== SHORT PROBLEM ==
For this exercise, return only the lines from the line containing "Emit a LaTeX" through the line containing "(site) at (10,20.5)", both ends included, exactly as they are.

== RECORDED DATA ==

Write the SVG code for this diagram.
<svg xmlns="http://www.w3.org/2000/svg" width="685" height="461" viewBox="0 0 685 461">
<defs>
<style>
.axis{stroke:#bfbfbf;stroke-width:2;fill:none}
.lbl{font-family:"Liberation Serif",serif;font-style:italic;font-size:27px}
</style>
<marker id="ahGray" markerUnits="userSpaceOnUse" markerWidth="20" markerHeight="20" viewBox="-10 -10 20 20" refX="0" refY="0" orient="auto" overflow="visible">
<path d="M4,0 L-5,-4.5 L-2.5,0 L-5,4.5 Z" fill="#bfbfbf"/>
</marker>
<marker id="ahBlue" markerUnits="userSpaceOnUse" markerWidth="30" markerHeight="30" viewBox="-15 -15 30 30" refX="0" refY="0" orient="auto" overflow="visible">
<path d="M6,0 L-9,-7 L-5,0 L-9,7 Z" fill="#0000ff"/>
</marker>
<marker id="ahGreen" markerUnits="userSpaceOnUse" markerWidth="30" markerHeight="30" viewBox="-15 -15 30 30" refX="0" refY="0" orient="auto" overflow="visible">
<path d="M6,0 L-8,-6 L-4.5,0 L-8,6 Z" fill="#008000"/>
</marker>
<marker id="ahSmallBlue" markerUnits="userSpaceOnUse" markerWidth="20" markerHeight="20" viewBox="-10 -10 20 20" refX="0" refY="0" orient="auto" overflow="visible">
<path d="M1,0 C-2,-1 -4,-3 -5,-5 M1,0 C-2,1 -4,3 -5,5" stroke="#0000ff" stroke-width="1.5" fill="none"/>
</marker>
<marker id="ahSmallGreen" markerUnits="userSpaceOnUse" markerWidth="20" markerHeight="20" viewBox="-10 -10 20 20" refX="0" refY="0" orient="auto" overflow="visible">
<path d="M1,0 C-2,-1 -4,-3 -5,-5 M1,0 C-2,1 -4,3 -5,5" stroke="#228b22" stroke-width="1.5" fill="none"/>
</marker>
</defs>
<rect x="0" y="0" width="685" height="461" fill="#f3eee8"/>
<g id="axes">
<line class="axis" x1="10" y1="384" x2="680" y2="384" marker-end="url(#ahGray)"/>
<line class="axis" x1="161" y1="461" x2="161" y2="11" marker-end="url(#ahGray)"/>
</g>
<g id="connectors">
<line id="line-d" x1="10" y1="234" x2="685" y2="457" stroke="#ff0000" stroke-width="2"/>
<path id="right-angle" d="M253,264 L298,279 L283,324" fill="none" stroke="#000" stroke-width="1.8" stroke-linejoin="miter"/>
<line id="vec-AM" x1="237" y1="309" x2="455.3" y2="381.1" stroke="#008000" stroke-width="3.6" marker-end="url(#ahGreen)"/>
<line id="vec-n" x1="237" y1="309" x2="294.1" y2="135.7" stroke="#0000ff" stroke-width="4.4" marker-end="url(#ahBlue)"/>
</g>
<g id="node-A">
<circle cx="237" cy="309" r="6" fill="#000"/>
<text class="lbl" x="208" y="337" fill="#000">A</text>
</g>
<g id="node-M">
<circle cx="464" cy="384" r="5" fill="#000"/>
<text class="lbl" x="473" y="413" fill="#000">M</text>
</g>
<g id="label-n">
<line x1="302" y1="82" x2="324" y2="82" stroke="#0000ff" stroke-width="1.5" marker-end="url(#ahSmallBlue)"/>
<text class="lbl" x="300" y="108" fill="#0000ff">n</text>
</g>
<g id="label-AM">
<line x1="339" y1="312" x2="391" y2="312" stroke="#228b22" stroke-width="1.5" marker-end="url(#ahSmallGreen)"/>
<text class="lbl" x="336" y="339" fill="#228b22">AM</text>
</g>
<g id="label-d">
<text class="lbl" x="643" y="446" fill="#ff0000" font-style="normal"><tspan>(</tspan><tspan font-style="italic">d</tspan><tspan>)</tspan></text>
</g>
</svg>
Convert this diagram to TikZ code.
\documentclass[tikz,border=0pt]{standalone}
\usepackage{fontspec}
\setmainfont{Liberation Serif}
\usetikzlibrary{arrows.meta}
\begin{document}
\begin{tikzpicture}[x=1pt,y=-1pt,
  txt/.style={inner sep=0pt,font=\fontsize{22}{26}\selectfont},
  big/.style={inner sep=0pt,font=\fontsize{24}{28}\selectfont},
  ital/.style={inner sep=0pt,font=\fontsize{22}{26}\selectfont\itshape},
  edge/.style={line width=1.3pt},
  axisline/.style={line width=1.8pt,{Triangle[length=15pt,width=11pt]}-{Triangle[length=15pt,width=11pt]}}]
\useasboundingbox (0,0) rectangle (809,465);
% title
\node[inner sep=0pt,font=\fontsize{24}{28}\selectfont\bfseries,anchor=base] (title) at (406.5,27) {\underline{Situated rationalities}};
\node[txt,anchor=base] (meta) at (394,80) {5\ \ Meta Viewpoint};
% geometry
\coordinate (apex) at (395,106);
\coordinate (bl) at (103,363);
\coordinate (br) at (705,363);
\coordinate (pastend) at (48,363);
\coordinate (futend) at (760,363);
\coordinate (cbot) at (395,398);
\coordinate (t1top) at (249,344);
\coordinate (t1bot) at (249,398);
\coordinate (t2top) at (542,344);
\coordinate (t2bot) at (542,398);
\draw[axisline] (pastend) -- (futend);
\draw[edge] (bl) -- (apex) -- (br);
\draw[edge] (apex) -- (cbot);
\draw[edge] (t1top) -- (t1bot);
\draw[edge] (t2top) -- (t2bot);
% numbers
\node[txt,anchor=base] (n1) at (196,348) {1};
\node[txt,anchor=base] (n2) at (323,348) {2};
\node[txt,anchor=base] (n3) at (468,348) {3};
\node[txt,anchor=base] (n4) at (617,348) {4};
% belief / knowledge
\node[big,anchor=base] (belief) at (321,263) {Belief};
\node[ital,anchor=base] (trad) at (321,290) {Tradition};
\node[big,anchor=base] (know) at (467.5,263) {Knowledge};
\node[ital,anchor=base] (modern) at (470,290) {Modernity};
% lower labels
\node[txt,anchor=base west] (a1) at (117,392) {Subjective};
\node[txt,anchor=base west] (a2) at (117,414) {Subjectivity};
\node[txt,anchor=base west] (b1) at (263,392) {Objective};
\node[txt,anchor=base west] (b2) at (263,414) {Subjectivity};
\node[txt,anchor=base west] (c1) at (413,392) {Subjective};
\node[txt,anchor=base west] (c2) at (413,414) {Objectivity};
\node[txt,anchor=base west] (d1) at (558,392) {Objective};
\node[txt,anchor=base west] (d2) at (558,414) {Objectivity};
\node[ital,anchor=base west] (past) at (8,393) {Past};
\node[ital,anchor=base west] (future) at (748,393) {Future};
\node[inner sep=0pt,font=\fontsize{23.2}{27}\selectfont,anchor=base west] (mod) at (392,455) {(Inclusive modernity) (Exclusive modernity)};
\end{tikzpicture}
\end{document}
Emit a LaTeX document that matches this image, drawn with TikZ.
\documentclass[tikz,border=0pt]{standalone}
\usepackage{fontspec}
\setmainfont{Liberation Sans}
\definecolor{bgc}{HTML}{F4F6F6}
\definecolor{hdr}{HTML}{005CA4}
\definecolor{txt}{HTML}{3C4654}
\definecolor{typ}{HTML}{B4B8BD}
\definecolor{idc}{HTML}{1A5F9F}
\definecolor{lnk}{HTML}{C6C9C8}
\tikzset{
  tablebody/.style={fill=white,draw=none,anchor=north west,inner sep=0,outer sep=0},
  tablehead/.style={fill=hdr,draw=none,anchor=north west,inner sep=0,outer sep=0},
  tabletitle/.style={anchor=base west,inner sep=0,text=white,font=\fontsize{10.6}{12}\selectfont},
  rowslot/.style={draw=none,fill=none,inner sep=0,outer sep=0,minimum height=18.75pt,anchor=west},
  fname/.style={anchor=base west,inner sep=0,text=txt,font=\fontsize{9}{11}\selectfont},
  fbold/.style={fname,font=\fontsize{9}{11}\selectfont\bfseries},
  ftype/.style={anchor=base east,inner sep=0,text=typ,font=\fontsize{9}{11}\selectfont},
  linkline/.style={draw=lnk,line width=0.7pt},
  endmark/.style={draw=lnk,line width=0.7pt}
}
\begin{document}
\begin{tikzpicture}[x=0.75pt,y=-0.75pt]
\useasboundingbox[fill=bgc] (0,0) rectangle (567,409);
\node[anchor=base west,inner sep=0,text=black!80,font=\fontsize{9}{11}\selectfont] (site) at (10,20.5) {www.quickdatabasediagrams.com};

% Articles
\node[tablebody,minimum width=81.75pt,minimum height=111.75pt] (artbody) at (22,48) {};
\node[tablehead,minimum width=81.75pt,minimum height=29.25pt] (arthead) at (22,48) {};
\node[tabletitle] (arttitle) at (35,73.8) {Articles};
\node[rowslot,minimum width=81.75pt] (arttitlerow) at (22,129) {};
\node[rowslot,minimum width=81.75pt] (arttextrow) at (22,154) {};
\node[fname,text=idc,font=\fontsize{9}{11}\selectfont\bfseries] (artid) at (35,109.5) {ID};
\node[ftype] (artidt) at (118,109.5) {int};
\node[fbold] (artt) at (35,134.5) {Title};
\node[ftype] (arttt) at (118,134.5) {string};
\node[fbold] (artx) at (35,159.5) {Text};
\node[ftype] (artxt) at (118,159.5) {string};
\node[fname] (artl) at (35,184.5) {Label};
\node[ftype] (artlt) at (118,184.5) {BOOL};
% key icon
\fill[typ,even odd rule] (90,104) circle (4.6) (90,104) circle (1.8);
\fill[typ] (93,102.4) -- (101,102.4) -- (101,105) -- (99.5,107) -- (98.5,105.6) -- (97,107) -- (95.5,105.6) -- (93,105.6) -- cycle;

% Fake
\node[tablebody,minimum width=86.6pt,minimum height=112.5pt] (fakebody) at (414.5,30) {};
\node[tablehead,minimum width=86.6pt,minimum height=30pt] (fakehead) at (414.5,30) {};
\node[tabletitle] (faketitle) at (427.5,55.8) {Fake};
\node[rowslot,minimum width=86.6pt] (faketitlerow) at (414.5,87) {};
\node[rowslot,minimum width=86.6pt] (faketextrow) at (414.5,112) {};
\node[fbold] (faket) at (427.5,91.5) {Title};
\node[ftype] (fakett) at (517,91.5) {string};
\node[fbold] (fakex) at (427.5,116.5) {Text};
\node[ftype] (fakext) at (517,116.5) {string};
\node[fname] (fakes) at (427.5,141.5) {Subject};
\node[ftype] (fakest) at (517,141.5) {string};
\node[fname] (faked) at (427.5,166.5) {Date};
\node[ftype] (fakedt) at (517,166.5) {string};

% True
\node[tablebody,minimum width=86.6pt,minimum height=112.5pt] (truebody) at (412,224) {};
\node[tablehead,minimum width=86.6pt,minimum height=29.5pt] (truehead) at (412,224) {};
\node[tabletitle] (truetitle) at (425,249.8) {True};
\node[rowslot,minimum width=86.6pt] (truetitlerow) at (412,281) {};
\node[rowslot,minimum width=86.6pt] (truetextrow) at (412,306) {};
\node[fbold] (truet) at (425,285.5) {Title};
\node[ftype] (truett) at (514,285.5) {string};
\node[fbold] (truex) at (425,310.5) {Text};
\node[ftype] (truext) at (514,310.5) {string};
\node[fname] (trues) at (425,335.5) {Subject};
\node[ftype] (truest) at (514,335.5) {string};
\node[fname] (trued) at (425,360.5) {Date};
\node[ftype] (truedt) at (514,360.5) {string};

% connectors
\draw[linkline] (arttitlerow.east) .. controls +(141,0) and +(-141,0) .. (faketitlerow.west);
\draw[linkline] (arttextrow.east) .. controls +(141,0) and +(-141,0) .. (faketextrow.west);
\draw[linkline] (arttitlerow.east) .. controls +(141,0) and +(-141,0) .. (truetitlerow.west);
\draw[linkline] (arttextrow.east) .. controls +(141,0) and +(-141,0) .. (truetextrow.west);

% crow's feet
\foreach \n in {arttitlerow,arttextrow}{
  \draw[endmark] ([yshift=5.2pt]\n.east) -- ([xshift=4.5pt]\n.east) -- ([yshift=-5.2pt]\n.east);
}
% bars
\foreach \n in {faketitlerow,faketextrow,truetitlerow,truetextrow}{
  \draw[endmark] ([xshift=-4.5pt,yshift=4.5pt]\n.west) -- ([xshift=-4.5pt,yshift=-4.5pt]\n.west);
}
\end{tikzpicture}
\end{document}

== RESPONSE TO THE EXERCISE ==
Emit a LaTeX document that matches this image, drawn with TikZ.
\documentclass[tikz,border=0pt]{standalone}
\usepackage{fontspec}
\setmainfont{Liberation Sans}
\definecolor{bgc}{HTML}{F4F6F6}
\definecolor{hdr}{HTML}{005CA4}
\definecolor{txt}{HTML}{3C4654}
\definecolor{typ}{HTML}{B4B8BD}
\definecolor{idc}{HTML}{1A5F9F}
\definecolor{lnk}{HTML}{C6C9C8}
\tikzset{
  tablebody/.style={fill=white,draw=none,anchor=north west,inner sep=0,outer sep=0},
  tablehead/.style={fill=hdr,draw=none,anchor=north west,inner sep=0,outer sep=0},
  tabletitle/.style={anchor=base west,inner sep=0,text=white,font=\fontsize{10.6}{12}\selectfont},
  rowslot/.style={draw=none,fill=none,inner sep=0,outer sep=0,minimum height=18.75pt,anchor=west},
  fname/.style={anchor=base west,inner sep=0,text=txt,font=\fontsize{9}{11}\selectfont},
  fbold/.style={fname,font=\fontsize{9}{11}\selectfont\bfseries},
  ftype/.style={anchor=base east,inner sep=0,text=typ,font=\fontsize{9}{11}\selectfont},
  linkline/.style={draw=lnk,line width=0.7pt},
  endmark/.style={draw=lnk,line width=0.7pt}
}
\begin{document}
\begin{tikzpicture}[x=0.75pt,y=-0.75pt]
\useasboundingbox[fill=bgc] (0,0) rectangle (567,409);
\node[anchor=base west,inner sep=0,text=black!80,font=\fontsize{9}{11}\selectfont] (site) at (10,20.5) {www.quickdatabasediagrams.com};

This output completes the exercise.